→ **PROBLEM REQUIREMENTS**:
Quote the records exactly, starting at the first line and stopping after the line with "y_ticks = [0, 200, 400, 600, 800, 1000, 1200]"; skip the pictures.

→ **Items listed in a dataset**:
════════════════

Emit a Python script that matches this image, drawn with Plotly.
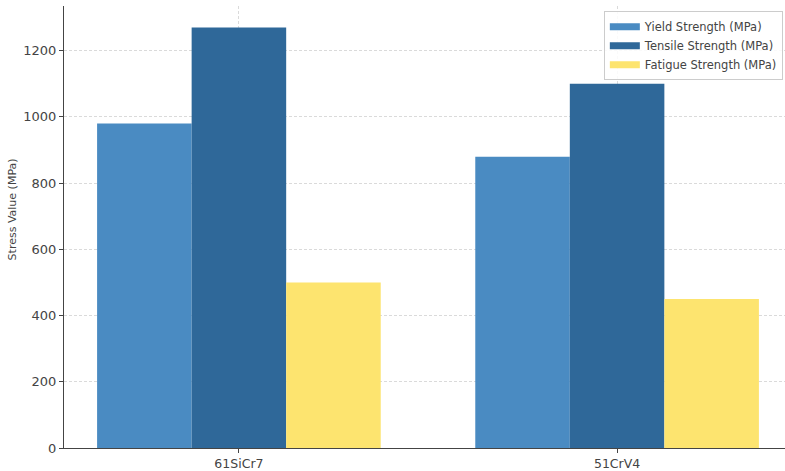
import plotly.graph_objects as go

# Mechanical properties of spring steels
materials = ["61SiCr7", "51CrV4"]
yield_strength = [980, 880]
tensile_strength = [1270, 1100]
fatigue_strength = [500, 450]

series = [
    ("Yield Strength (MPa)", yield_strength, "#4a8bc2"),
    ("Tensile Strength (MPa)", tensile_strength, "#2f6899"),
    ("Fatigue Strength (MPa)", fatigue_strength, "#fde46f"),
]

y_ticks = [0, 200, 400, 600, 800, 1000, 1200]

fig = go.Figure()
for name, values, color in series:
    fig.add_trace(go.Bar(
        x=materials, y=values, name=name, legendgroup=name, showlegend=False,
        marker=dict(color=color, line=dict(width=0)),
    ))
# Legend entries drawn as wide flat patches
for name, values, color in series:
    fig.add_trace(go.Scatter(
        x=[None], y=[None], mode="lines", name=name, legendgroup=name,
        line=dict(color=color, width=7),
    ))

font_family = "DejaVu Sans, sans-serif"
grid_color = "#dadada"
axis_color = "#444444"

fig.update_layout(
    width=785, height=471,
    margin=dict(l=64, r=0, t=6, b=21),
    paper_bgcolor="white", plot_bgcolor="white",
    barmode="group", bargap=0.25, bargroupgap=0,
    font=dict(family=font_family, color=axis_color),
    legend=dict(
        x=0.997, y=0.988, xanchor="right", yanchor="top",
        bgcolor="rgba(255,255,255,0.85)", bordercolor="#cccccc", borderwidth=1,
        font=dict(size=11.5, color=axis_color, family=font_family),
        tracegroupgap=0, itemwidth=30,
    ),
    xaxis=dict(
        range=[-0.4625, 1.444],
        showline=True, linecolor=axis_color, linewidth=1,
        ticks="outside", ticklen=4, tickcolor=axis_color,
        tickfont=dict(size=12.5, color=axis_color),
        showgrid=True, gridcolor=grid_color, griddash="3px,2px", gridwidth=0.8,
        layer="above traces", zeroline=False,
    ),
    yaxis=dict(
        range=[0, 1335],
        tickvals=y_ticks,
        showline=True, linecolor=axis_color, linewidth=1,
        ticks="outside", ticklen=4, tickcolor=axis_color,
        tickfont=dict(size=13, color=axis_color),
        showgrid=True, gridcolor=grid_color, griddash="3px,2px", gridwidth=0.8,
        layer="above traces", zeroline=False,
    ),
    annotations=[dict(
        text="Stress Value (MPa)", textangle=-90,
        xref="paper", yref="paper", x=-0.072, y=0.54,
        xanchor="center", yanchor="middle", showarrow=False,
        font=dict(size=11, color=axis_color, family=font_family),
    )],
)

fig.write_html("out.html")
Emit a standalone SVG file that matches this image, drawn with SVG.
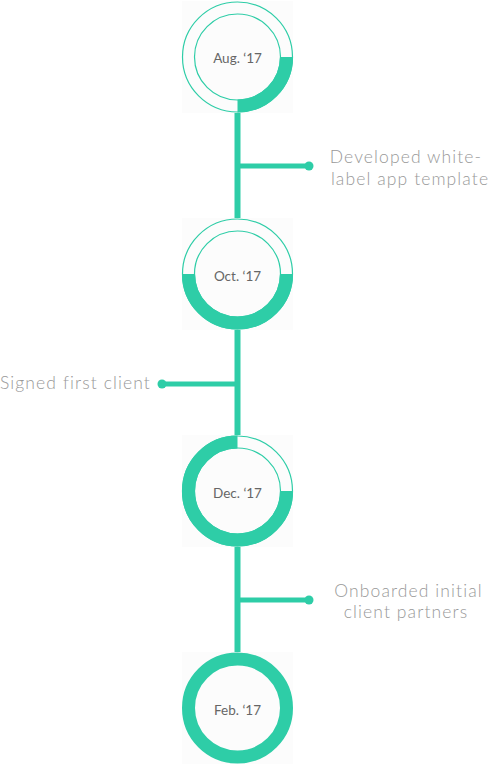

════════════════

→ **THE ANSWER**:
Emit a Python script that matches this image, drawn with Plotly.
import plotly.graph_objects as go

# Mechanical properties of spring steels
materials = ["61SiCr7", "51CrV4"]
yield_strength = [980, 880]
tensile_strength = [1270, 1100]
fatigue_strength = [500, 450]

series = [
    ("Yield Strength (MPa)", yield_strength, "#4a8bc2"),
    ("Tensile Strength (MPa)", tensile_strength, "#2f6899"),
    ("Fatigue Strength (MPa)", fatigue_strength, "#fde46f"),
]

y_ticks = [0, 200, 400, 600, 800, 1000, 1200]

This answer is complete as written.